J. David Ake, Associated Press
WASHINGTON — Some schools are letting kids with live lice in their hair back in the classroom, a less restrictive policy that has parents scratching their heads.
"Lice is icky, but it's not dangerous," says Deborah Pontius, the school nurse for the Pershing County School District in Lovelock, Nev. "It's not infectious, and it's fairly easy to treat."
Previously, most schools have required children with lice to be sent home, in an attempt to prevent the spread to other children. Children haven't been allowed to return to the classroom until all the lice and nits, or lice eggs, are removed.
Also, schools customarily send notes home to let parents know that a child in class had lice so that they could be on the lookout for lice on their own children. Pontius has stopped doing that, as well.
The policy shift is designed to help keep children from missing class, shield children with lice from embarrassment and protect their privacy.
Schools in Tennessee, California, Florida, Nebraska, New Mexico and South Carolina also are adopting the more lenient lice policy.
Some questions and answers about head lice and the new policies.
Q: WHAT ARE LICE AND WHO GETS THEM?
A: Lice are tiny grayish-white bugs that infest a scalp, sucking bits of blood every few hours. Lice don't jump or fly. They crawl. They are not a sign of poor hygiene.
The Centers for Disease Control and Prevention estimate that there are 6 million to 12 million head lice infestations each year in the United States among children 3 to 11 years old. While itchy and unpleasant, health experts say lice don't spread disease and are not a health hazard.

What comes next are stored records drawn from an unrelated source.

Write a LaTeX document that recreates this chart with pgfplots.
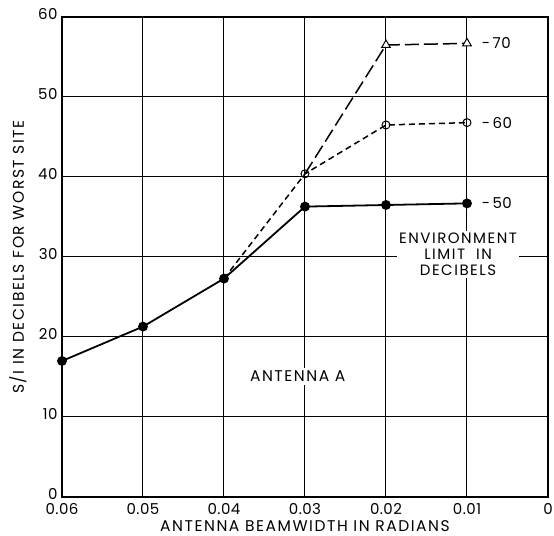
\documentclass[border=0pt]{standalone}
\usepackage{fontspec}
\setmainfont{Poppins}
\newfontfamily\lab[LetterSpace=10]{Poppins}
\newfontfamily\num[LetterSpace=3]{Poppins}
\usepackage{pgfplots}
\pgfplotsset{compat=1.18}
\begin{document}
\begin{tikzpicture}
\begin{axis}[
  scale only axis,
  width=486pt, height=480pt,
  x dir=reverse,
  xmin=0, xmax=0.06, ymin=0, ymax=60,
  xtick={0,0.01,0.02,0.03,0.04,0.05,0.06},
  xticklabels={0,0.01,0.02,0.03,0.04,0.05,0.06},
  scaled x ticks=false,
  ytick={0,10,20,30,40,50,60},
  grid=major,
  grid style={black, line width=1pt},
  axis line style={black, line width=1.4pt},
  major tick length=0pt,
  tick label style={font=\num\fontsize{15}{16}\selectfont},
  xticklabel style={yshift=-3pt},
  yticklabel style={xshift=-1pt, yshift=3pt},
  /pgf/number format/assume math mode=true,
  xlabel={\lab\fontsize{15.5}{16}\selectfont ANTENNA BEAMWIDTH IN RADIANS},
  ylabel={\lab\fontsize{15.5}{16}\selectfont S/I IN DECIBELS FOR WORST SITE},
  xlabel style={at={(axis description cs:0.5,0)}, anchor=base, yshift=-34.5pt, inner sep=0pt},
  ylabel style={at={(axis description cs:0,0.5)}, anchor=center, yshift=44pt},
  clip=false,
]
\addplot[black, line width=1.8pt, mark=*, mark size=4pt, mark options={solid, fill=black}]
  coordinates {(0.06,17) (0.05,21.3) (0.04,27.3) (0.03,36.3) (0.02,36.5) (0.01,36.7)};
\addplot[black, line width=1.5pt, dash pattern=on 6pt off 4pt]
  coordinates {(0.04,27.3) (0.03,40.4) (0.02,46.5) (0.01,46.8)};
\addplot[black, line width=1.5pt, dash pattern=on 14pt off 5pt]
  coordinates {(0.03,40.4) (0.02,56.5) (0.01,56.7)};
\addplot[only marks, mark=o, mark size=4pt, mark options={solid, fill=white, line width=1pt}]
  coordinates {(0.03,40.4) (0.02,46.5) (0.01,46.8)};
\addplot[only marks, mark=triangle*, mark size=5pt, mark options={solid, fill=white, draw=black, line width=1pt}]
  coordinates {(0.02,56.5) (0.01,56.7)};
\node[anchor=west, font=\num\fontsize{15}{16}\selectfont] at (axis cs:0.0086,56.7) {-\,70};
\node[anchor=west, font=\num\fontsize{15}{16}\selectfont] at (axis cs:0.0086,46.8) {-\,60};
\node[anchor=west, font=\num\fontsize{15}{16}\selectfont] at (axis cs:0.0086,36.7) {-\,50};
\node[fill=white, align=center, inner sep=2pt, font=\lab\fontsize{15}{16}\selectfont] at (axis cs:0.0111,30.3) {ENVIRONMENT\\LIMIT\ \ IN\\DECIBELS};
\node[fill=white, inner sep=3pt, font=\lab\fontsize{15.5}{16}\selectfont] at (axis cs:0.0309,15.1) {ANTENNA A};
\end{axis}
\pgfresetboundingbox
\useasboundingbox ([shift={(-62pt,-39pt)}]current axis.south west) rectangle ([shift={(6pt,17pt)}]current axis.north east);
\end{tikzpicture}
\end{document}
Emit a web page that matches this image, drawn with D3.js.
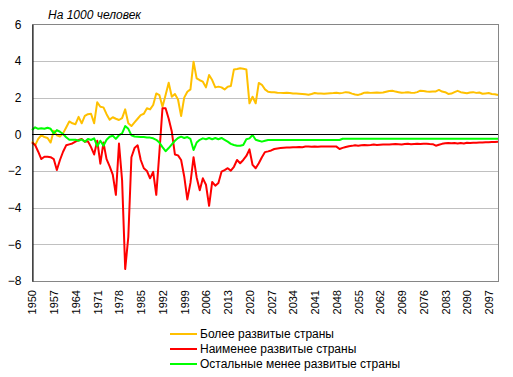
<!DOCTYPE html>
<html>
<head>
<meta charset="utf-8">
<script src="https://cdn.jsdelivr.net/npm/d3@7"></script>
<style>
  body { margin: 0; background: #fff; }
  svg { font-family: "Liberation Sans", Arial, sans-serif; }
  .y.axis text { font-size: 12px; fill: #000; }
  .x.axis text { font-size: 11px; fill: #000; }
  .legend text { font-size: 12px; fill: #000; }
  .title { font-size: 12px; font-style: italic; }
</style>
</head>
<body>
<svg width="513" height="377"></svg>
<script>
// net migration, per 1000 people, 1950..2100
var years = d3.range(1950, 2101);

var moreDeveloped = [
  -0.38, -0.6, -0.25, -0.05, -0.15, -0.2, -0.45, 0.2, -0.05, -0.12,
  0.05, 0.37, 0.7, 0.6, 0.55, 0.95, 0.6, 1.0, 1.1, 1.12,
  0.6, 1.75, 1.5, 1.47, 1.1, 0.8, 0.93, 0.85, 0.78, 0.88,
  1.36, 0.6, 0.45, 0.65, 0.85, 1.05, 1.12, 1.42, 1.36, 1.6,
  2.23, 2.14, 1.5, 2.14, 2.81, 2.05, 2.2, 1.9, 1.0, 2.0,
  2.32, 2.45, 3.96, 3.05, 2.95, 2.87, 2.56, 3.23, 2.96, 2.56,
  2.6, 2.56, 2.45, 2.6, 2.63, 3.54, 3.56, 3.6, 3.58, 3.54,
  1.69, 2.05, 1.69, 2.8, 2.7, 2.45, 2.32, 2.3, 2.3, 2.27,
  2.26, 2.25, 2.27, 2.25, 2.22, 2.22, 2.21, 2.2, 2.18, 2.16,
  2.2, 2.25, 2.23, 2.22, 2.21, 2.23, 2.24, 2.25, 2.27, 2.24,
  2.26, 2.3, 2.28, 2.22, 2.17, 2.15, 2.2, 2.27, 2.28, 2.26,
  2.27, 2.28, 2.27, 2.28, 2.32, 2.36, 2.38, 2.33, 2.3, 2.27,
  2.28, 2.3, 2.27, 2.26, 2.3, 2.38, 2.36, 2.33, 2.32, 2.33,
  2.34, 2.42, 2.33, 2.3, 2.2, 2.22, 2.3, 2.37, 2.3, 2.27,
  2.24, 2.28, 2.3, 2.26, 2.28, 2.21, 2.23, 2.25, 2.2, 2.18, 2.14
];

var leastDeveloped = [
  -0.45, -0.58, -0.95, -1.35, -1.22, -1.22, -1.25, -1.35, -1.95, -1.4,
  -0.95, -0.6, -0.55, -0.5, -0.4, -0.31, -0.25, -0.4, -0.38, -0.7,
  -1.1, -0.35, -1.6, -0.45, -1.35, -1.75, -2.2, -3.3, -0.5, -2.5,
  -7.35, -5.6, -1.25, -0.75, -0.6, -1.4, -1.85, -2.0, -2.4, -2.05,
  -3.3, -1.0, 1.42, 1.42, 0.85, 0.15, -1.1, -1.15, -1.4, -2.3,
  -3.55, -2.65, -1.25, -2.35, -3.05, -2.4, -2.75, -3.9, -2.6, -2.8,
  -2.65, -2.04, -1.95, -1.85, -1.98, -1.77, -1.4, -1.58, -1.4, -1.18,
  -0.82, -1.67, -1.85, -1.58, -1.25, -0.97, -0.93, -0.88, -0.8, -0.77,
  -0.75, -0.73, -0.72, -0.72, -0.7, -0.71, -0.69, -0.7, -0.67, -0.66,
  -0.68, -0.67, -0.68, -0.66, -0.67, -0.66, -0.67, -0.66, -0.67, -0.8,
  -0.74, -0.69, -0.65, -0.63, -0.6, -0.62, -0.6, -0.58, -0.59, -0.58,
  -0.56, -0.58, -0.57, -0.56, -0.55, -0.56, -0.54, -0.53, -0.54, -0.55,
  -0.53, -0.52, -0.54, -0.53, -0.52, -0.53, -0.52, -0.51, -0.53, -0.54,
  -0.62, -0.57, -0.52, -0.49, -0.47, -0.49, -0.48, -0.5, -0.47, -0.5,
  -0.46, -0.47, -0.46, -0.46, -0.45, -0.45, -0.43, -0.43, -0.42, -0.42, -0.41
];

var otherLessDeveloped = [
  0.23, 0.38, 0.3, 0.33, 0.3, 0.36, 0.3, 0.05, 0.23, 0.14,
  0.02, -0.16, -0.3, -0.3, -0.3, -0.35, -0.28, -0.4, -0.25, -0.31,
  -0.22, -0.65, -0.35, -0.62, -0.3, -0.13, -0.08, -0.25, -0.05, 0.05,
  0.45, 0.3, -0.05, -0.12, -0.13, -0.15, -0.15, -0.17, -0.18, -0.22,
  -0.3, -0.45, -0.7, -0.92, -0.75, -0.55, -0.35, -0.2, -0.13, -0.2,
  -0.15, -0.25, -0.86, -0.45, -0.3, -0.22, -0.27, -0.2, -0.27, -0.2,
  -0.27, -0.2, -0.3, -0.4, -0.52, -0.58, -0.62, -0.62, -0.58, -0.27,
  -0.22, -0.04, -0.3, -0.35, -0.4, -0.35, -0.31, -0.31, -0.31, -0.31,
  -0.31, -0.31, -0.31, -0.31, -0.31, -0.31, -0.31, -0.31, -0.31, -0.31,
  -0.31, -0.31, -0.31, -0.31, -0.31, -0.31, -0.31, -0.31, -0.31, -0.31,
  -0.24, -0.24, -0.24, -0.24, -0.24, -0.24, -0.24, -0.24, -0.24, -0.24,
  -0.24, -0.24, -0.24, -0.24, -0.24, -0.24, -0.24, -0.24, -0.24, -0.24,
  -0.24, -0.24, -0.24, -0.24, -0.24, -0.24, -0.24, -0.24, -0.24, -0.24,
  -0.24, -0.24, -0.24, -0.24, -0.24, -0.24, -0.24, -0.24, -0.24, -0.24,
  -0.24, -0.24, -0.24, -0.24, -0.24, -0.24, -0.24, -0.24, -0.24, -0.24, -0.24
];

var seriesNames = ['Более развитые страны', 'Наименее развитые страны', 'Остальные менее развитые страны'];
var seriesColors = ['#FFC000', '#FF0000', '#00FF00'];
var yTicks = [-8, -6, -4, -2, 0, 2, 4, 6];
var xTicks = d3.range(1950, 2101, 7);

var svg = d3.select('svg');

var x = d3.scaleLinear().domain([1950, 2100]).range([32, 498]);
var y = d3.scaleLinear().domain([-8, 6]).range([281, 24.3]);

// grid
svg.append('g').selectAll('line')
    .data(yTicks.filter(function(d) { return d != 0 && d != 6 && d != -8; }))
    .enter().append('line')
    .attr('x1', 32).attr('x2', 498)
    .attr('y1', function(d) { return Math.round(y(d)) + 0.5; })
    .attr('y2', function(d) { return Math.round(y(d)) + 0.5; })
    .attr('stroke', '#C0C0C0');

// plot border
svg.append('rect')
    .attr('x', 32.5).attr('y', Math.round(y(6)) + 0.5)
    .attr('width', 466).attr('height', Math.round(y(-8)) - Math.round(y(6)))
    .attr('fill', 'none').attr('stroke', '#868686');

// lines
var line = d3.line()
    .x(function(d, i) { return x(years[i]); })
    .y(function(d) { return y(d); });

[moreDeveloped, leastDeveloped, otherLessDeveloped].forEach(function(s, k) {
    svg.append('path')
        .datum(s)
        .attr('d', line)
        .attr('fill', 'none')
        .attr('stroke', seriesColors[k])
        .attr('stroke-width', 2)
        .attr('stroke-linejoin', 'round');
});

// zero line and left axis
svg.append('line')
    .attr('x1', 32).attr('x2', 498)
    .attr('y1', Math.round(y(0)) + 0.5).attr('y2', Math.round(y(0)) + 0.5)
    .attr('stroke', '#000');

var yAxis = svg.append('g').attr('class', 'y axis')
    .attr('transform', 'translate(32.5,0)')
    .call(d3.axisLeft(y).tickValues(yTicks).tickSize(0).tickPadding(11));
yAxis.select('.domain').attr('stroke', '#000');

var xAxis = svg.append('g').attr('class', 'x axis')
    .attr('transform', 'translate(0,' + y(-8) + ')')
    .call(d3.axisBottom(x).tickValues(xTicks).tickSize(0).tickFormat(d3.format('d')));
xAxis.select('.domain').remove();
xAxis.selectAll('text')
    .attr('transform', 'rotate(-90)')
    .attr('x', -9).attr('y', 0).attr('dy', '0.35em')
    .style('text-anchor', 'end');

svg.append('text')
    .attr('class', 'title')
    .attr('x', 48).attr('y', 19)
    .text('На 1000 человек');

// legend
var legend = svg.append('g').attr('class', 'legend');
seriesNames.forEach(function(name, i) {
    var ly = 334 + i * 15;
    legend.append('line')
        .attr('x1', 170).attr('x2', 197)
        .attr('y1', ly).attr('y2', ly)
        .attr('stroke', seriesColors[i]).attr('stroke-width', 2);
    legend.append('text')
        .attr('x', 200).attr('y', ly).attr('dy', '0.35em')
        .text(name);
});
</script>
</body>
</html>
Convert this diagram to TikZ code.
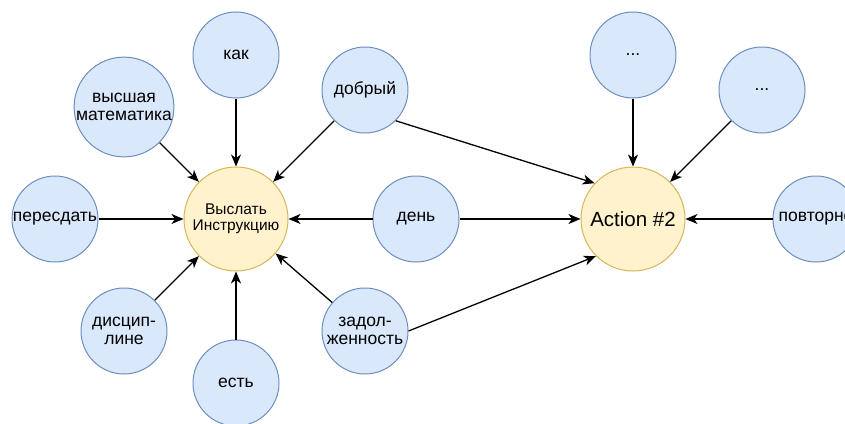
\documentclass[tikz,border=0pt]{standalone}
\usepackage{fontspec}
\setmainfont{Liberation Sans}
\usetikzlibrary{arrows.meta}
\definecolor{bfill}{HTML}{DAE8FC}
\definecolor{bdraw}{HTML}{6C8EBF}
\definecolor{yfill}{HTML}{FFF2CC}
\definecolor{ydraw}{HTML}{D6B656}
\begin{document}
\begin{tikzpicture}[x=1pt,y=-1pt,
  word/.style={circle, draw=bdraw, fill=bfill, line width=1pt, minimum size=86pt, inner sep=0pt, align=center, font=\fontsize{17.5}{18.5}\selectfont},
  act/.style={circle, draw=ydraw, fill=yfill, line width=1pt, minimum size=104pt, inner sep=0pt, align=center},
  link/.style={-{Stealth[length=12pt,width=10pt,inset=3.5pt]}, line width=1.3pt}]
\useasboundingbox (0,0) rectangle (845,423);
\node[act, font=\fontsize{15.5}{16.5}\selectfont] (main) at (236,219) {Выслать\\Инструкцию};
\node[act, font=\fontsize{20.5}{24}\selectfont] (act2) at (633,219) {Action \#2};
\node[word] (kak) at (236,55) {как};
\node[word] (vm) at (124,107) {высшая\\математика};
\node[word] (dob) at (365,90) {добрый};
\node[word] (per) at (55,219) {пересдать};
\node[word] (den) at (416,219) {день};
\node[word] (dis) at (124,331) {дисцип-\\лине};
\node[word] (est) at (236,383) {есть};
\node[word] (zad) at (365,331) {задол-\\женность};
\node[word] (d1) at (633,55) {...};
\node[word] (d2) at (762,90) {...};
\node[word] (pov) at (816,219) {повторно};
\draw[link] (kak) -- (main);
\draw[link] (vm) -- (main);
\draw[link] (dob) -- (main);
\draw[link] (per) -- (main);
\draw[link] (den) -- (main);
\draw[link] (dis) -- (main);
\draw[link] (est) -- (main);
\draw[link] (zad) -- (main);
\draw[link] (dob.-45) -- (act2.137);
\draw[link] (den) -- (act2);
\draw[link] (zad.east) -- (act2.225);
\draw[link] (d1) -- (act2);
\draw[link] (d2) -- (act2);
\draw[link] (pov) -- (act2);
\end{tikzpicture}
\end{document}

Q: IF THEY'RE NOT A HEALTH HAZARD, WHY ARE KIDS SENT HOME?
A: Schools and parents feared that children in close quarters would spread lice to one another.
Q: WHY THE CHANGE IN POLICY?
A: Itchy children probably had lice for three weeks to two months by the time they're sent to the nurse, Pontius says.
Classmates already would have been exposed. There's little additional risk of transmission, she says, if the student returns to class for a few hours until the end of the day, when a parent would pick up the child and treat for lice at home.
Pontius also doesn't send lice notes. "It gets out who had lice," she says, and there's no need to panic parents. Parents with elementary school-aged kids should check their children's hair for lice once a week anyway, she says. If they are doing that, then there's really no need for the notes.
Q: WHAT DO THE EXPERTS SAY?
A: The American Academy of Pediatrics updated its guidelines in 2010 to adopt a "do not exclude" infested students recommendation for schools dealing with head lice. It has long encouraged schools to discontinue "no-nit" policies. The itty-bitty nits — which can often be confused with dandruff — cement themselves to the hair shaft, making removal difficult.
The National Association of School Nurses revised its position the following year. In its guidance, the association said children found with live head lice should remain in class but be discouraged from close direct head contact with others and said the school nurse should contact the parent to discuss treatment.
The association doesn't have figures on how many schools have adopted less restrictive policies. Policies vary by state and often by school district.
Q: HOW DO PARENTS FEEL?
A: Letting kids with untreated lice remain in class doesn't sit well with some parents.